_What the exercise asks_. Omit every picture, and retype the lines that run from the beginning of the data below through the line containing "import plotly.graph_objects as go", inclusive.

_Data extract_.
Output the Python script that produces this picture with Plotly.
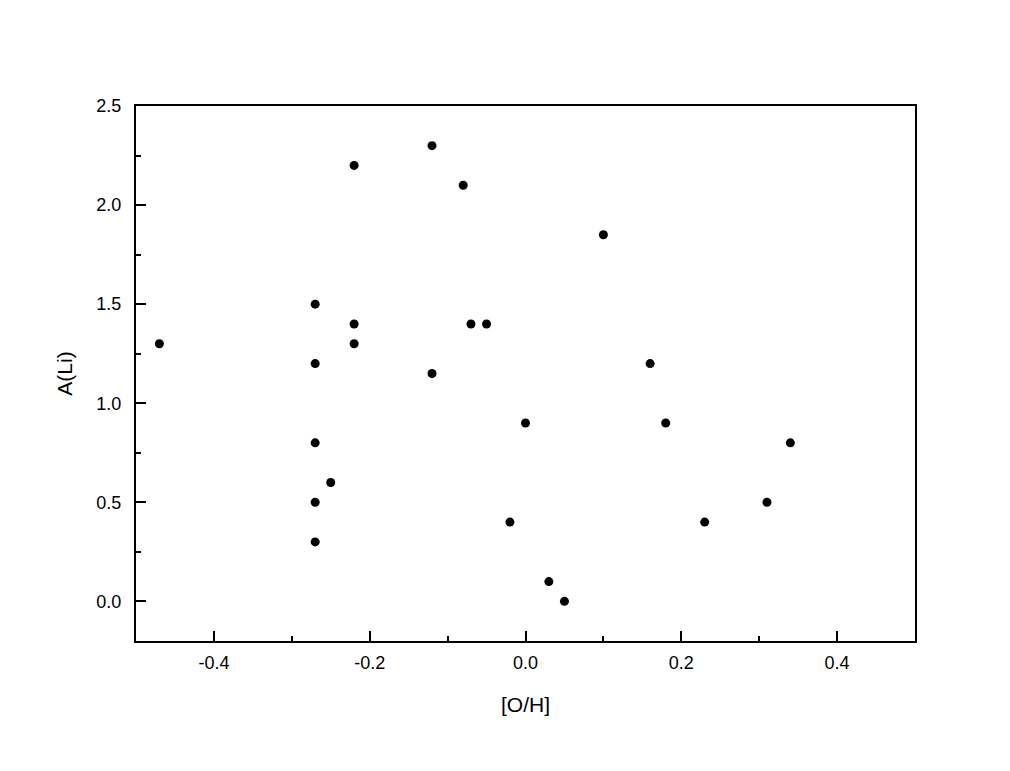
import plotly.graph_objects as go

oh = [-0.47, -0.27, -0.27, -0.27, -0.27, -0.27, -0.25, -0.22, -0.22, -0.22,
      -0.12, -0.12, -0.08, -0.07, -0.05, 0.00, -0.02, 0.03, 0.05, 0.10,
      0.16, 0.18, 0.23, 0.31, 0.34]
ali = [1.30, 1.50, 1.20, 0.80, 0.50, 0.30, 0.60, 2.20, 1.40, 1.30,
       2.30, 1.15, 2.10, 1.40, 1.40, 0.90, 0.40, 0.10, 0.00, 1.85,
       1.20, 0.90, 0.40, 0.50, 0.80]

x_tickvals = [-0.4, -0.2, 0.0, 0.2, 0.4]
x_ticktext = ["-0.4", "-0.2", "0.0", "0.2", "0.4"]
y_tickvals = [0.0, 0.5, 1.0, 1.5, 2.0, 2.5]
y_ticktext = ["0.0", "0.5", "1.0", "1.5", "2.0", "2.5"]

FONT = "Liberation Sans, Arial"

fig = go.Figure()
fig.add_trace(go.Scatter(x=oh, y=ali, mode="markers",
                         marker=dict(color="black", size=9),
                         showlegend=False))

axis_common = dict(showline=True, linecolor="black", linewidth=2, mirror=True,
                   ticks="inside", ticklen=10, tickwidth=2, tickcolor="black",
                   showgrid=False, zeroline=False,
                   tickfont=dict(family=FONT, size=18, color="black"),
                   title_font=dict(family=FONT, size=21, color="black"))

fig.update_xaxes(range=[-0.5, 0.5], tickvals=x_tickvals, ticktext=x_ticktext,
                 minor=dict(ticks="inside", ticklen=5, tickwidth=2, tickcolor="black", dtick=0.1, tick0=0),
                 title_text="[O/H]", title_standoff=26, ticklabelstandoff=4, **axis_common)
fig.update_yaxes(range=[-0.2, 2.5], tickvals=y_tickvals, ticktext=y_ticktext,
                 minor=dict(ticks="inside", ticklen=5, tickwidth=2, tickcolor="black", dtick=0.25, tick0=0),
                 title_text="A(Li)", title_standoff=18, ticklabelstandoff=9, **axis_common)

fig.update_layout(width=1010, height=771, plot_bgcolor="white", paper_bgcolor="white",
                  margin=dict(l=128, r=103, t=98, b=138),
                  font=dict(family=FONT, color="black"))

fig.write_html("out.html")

_Problem solution_.
Output the Python script that produces this picture with Plotly.
import plotly.graph_objects as go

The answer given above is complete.